If I do “X,” then “Y” will think I’m weird (add in the insult you’re scared of receiving). This dogma will leave you in analysis paralysis. Tim Ferriss has a great quote:

“Thinking outside of the box is too passive. You must act outside of the box.”

Thinking keeps you in your head. Acting puts you in your body. Acting puts energy in motion. An object in motion will stay in motion. Unless an external force is acted upon the object.

There’s going to be many external focuses stopping or encouraging a certain path. One of the most influential ones for me is money.

2. MONEY

Google how much a writer makes. “That’s not enough.”

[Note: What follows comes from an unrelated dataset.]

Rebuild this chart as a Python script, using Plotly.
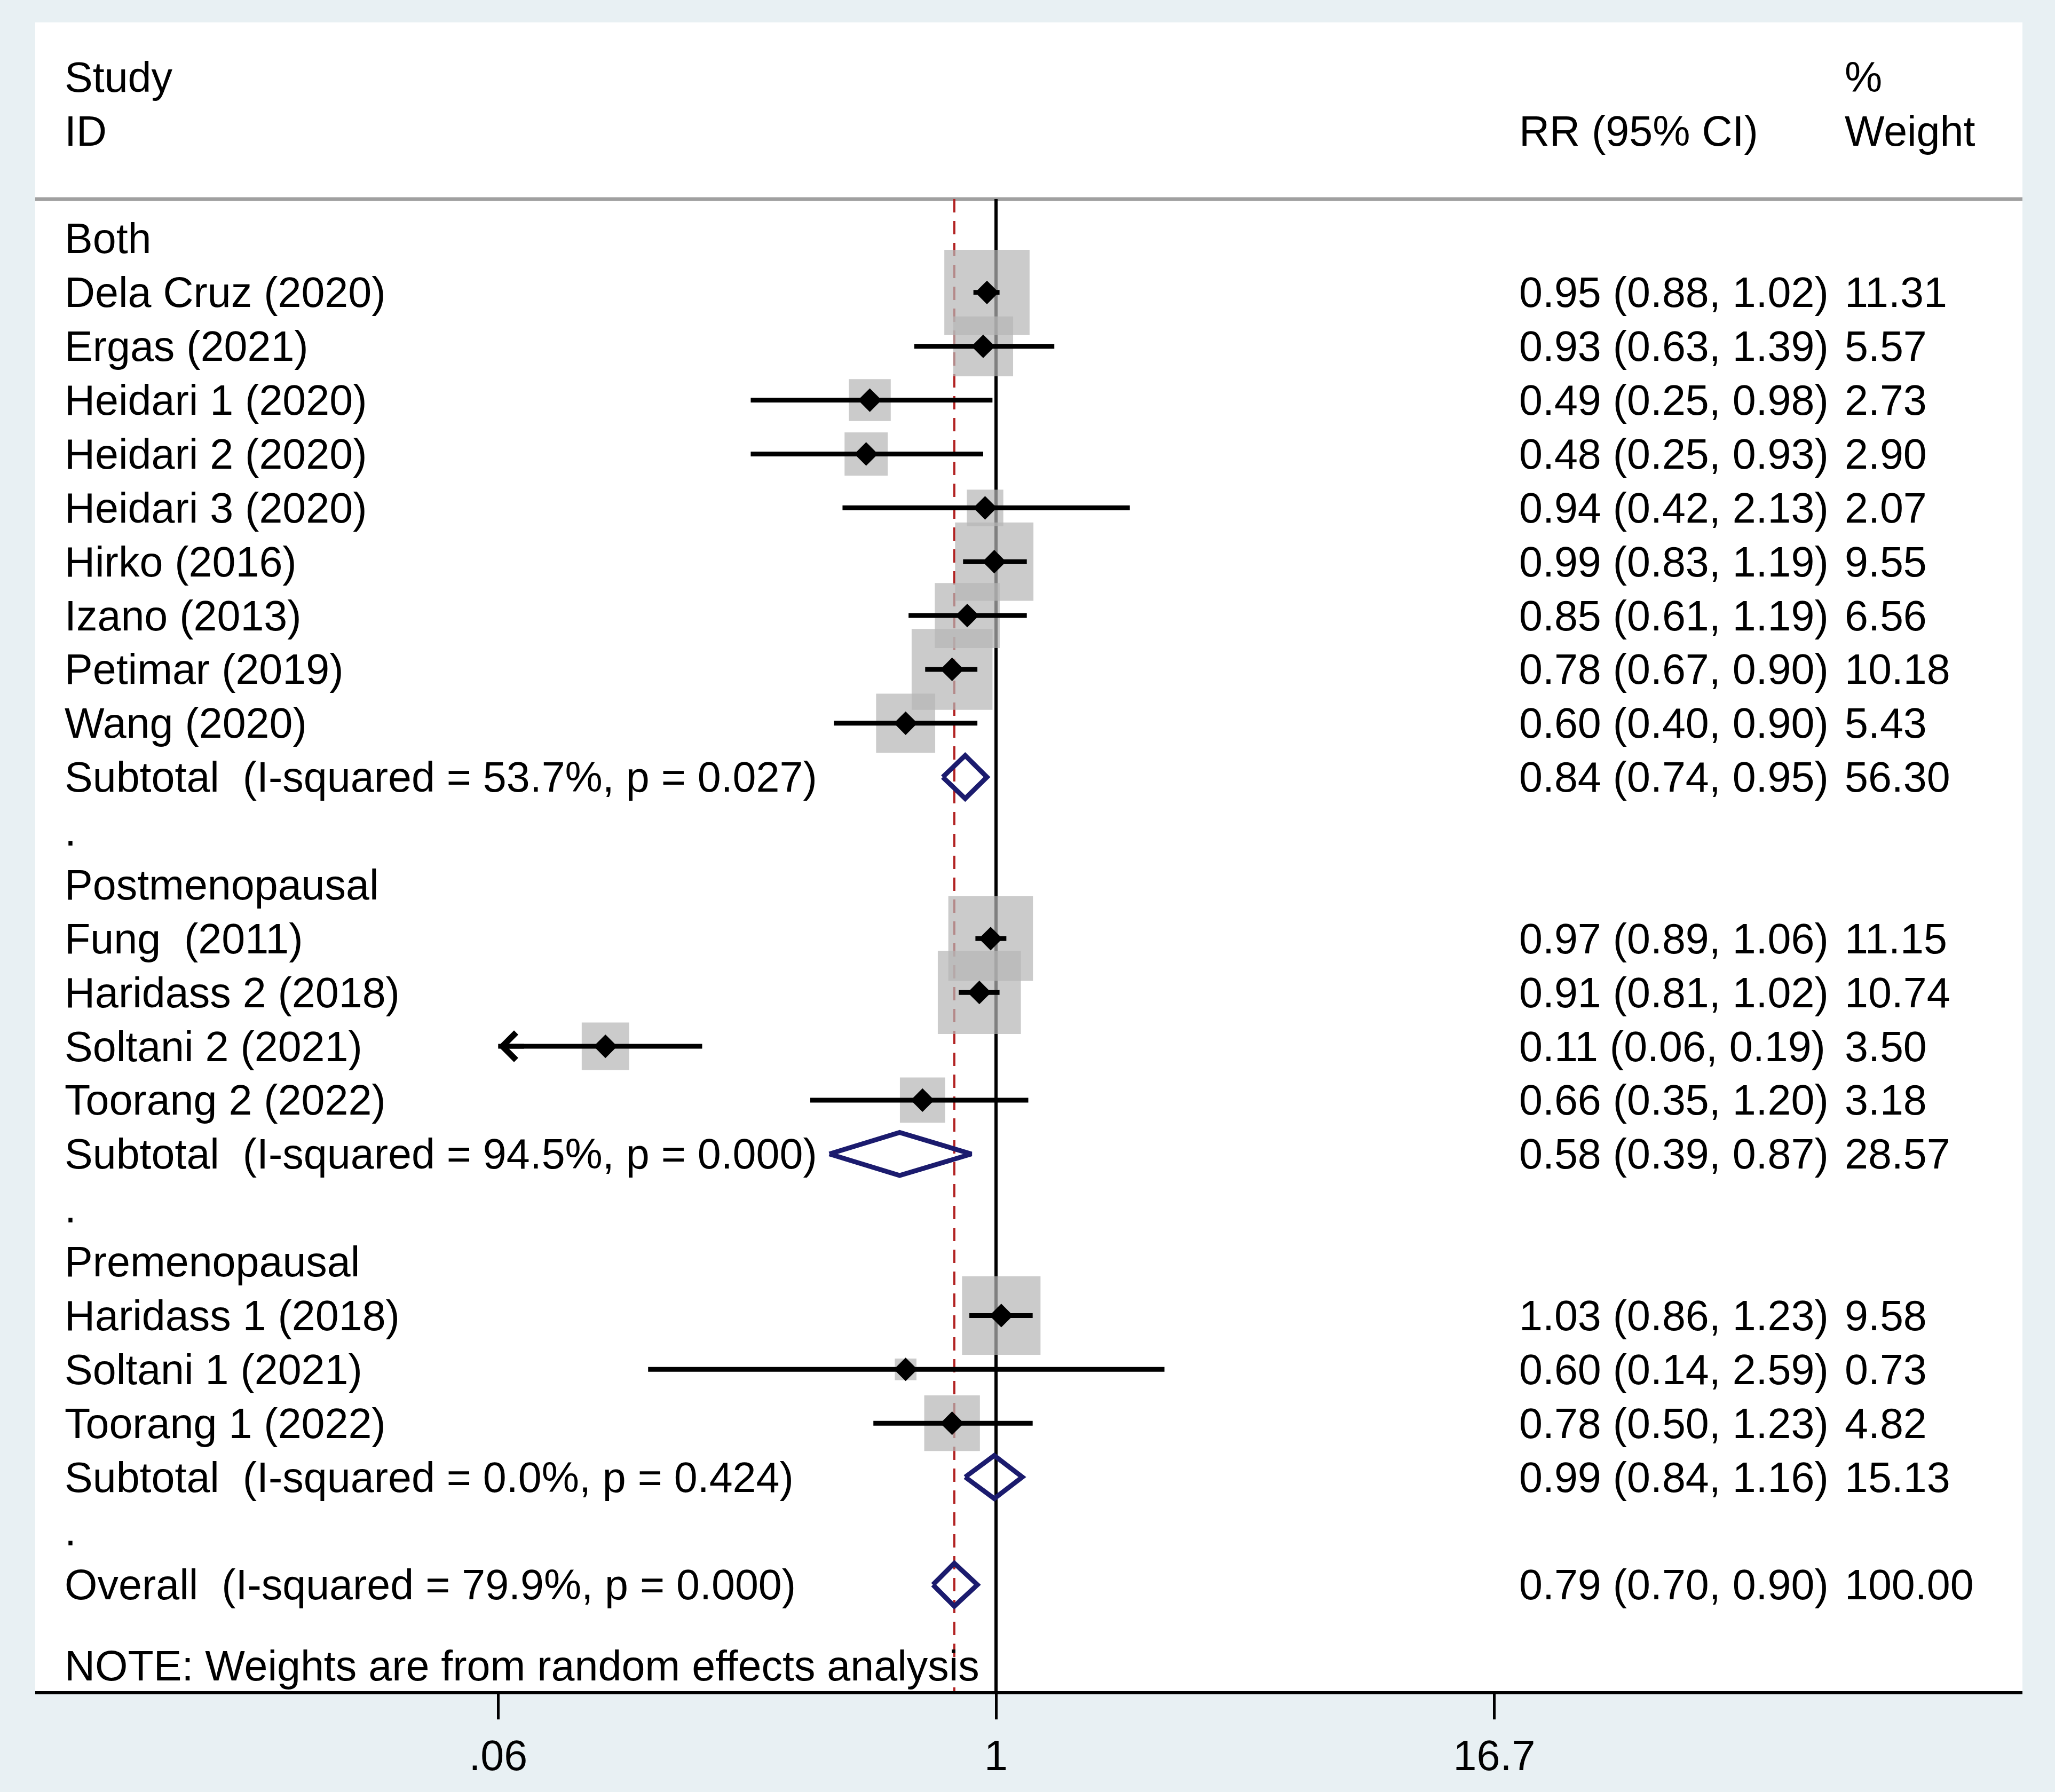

Google how much an engineer makes. “That looks good. Maybe I should do that!”

Google how much…

These are all assumptions I play into. Some writers are worth $0. Some are worth $1 billion (J.K. Rowling).

I read the average millionaire has seven streams of income. A salary is one.

3. LIMITED BELIEFS

School is the only time where you need to do everything, be everything.

You have to be the numbers person. You have to be the creative person. You have to be the people person.

You can’t outsource your math homework. You can’t outsource art class. You can’t outsource presentations.

In life this doesn’t ring true. In fact, the most successful individuals delegate all of the other parts in order to focus on their strengths.

Don’t believe you can’t do something because you aren’t an expert in ALL of the areas.

4. PAIN

Starting is the hardest part. For one, I suck when I start. Two, it’s painful to suck.

A common habit many are attempting to adopt right now is working out. They want to get in shape for the beach.

If you are aiming to get in shape for others. You won’t triumph past this pain. If you have internal reasons. You will.

Loving what you’re doing is one of these internal reasons.

5. LOVE

>What got Jobs out of bed when all he wanted to do was be in the dark alone? Love.

After some time Jobs realized building computers was what he LOVED to do. He started a competitor to Apple called NeXT.

Every day since Jobs would look at himself in the mirror and ask: “Am I about to do what I love?”
If the answer too many times was no. He knew he had to change.

On Dec. 20th, 1996 Apple bought NeXT for $429 million and 1.5 million shares of Apple stock.

Jobs heard a story about Mark Zuckerberg (I’m about to share) that made an extreme impression. Later Jobs became Mark’s mentor. Spending many walks in Palo Alto together.

Twenty-two-year-old Mark Zuckerberg walked into a meeting with Peter Thiel (co-founder of PayPal) and Jim Beyer. The three owned Facebook.

Yahoo! had just offered them $1 billion. Facebook was making about $30 million dollars and had $0 in profit.

While Mark was approaching the table of two. He began to explain that this was just a formality and that they weren’t going to sell, of course.

“Mark, you own 25 percent, you won’t have to work another day.” Peter said.

Mark continued “If I sold it. I’d just want to start another social media. I love what I do.”

Peter and Jim were rather shocked. Mark explained that Yahoo! didn’t have the vision that he had for Facebook. He had a vision that motivated and inspired others for a better future.

The three decided together not to sell. They were ridiculed by experts.

In a recent interview Peter said “It’s funny. Most thought it was an immature decision of a 22-year-old at the time. However, Yahoo! had offered two other companies $1 billion. eBay and Google. They both declined.”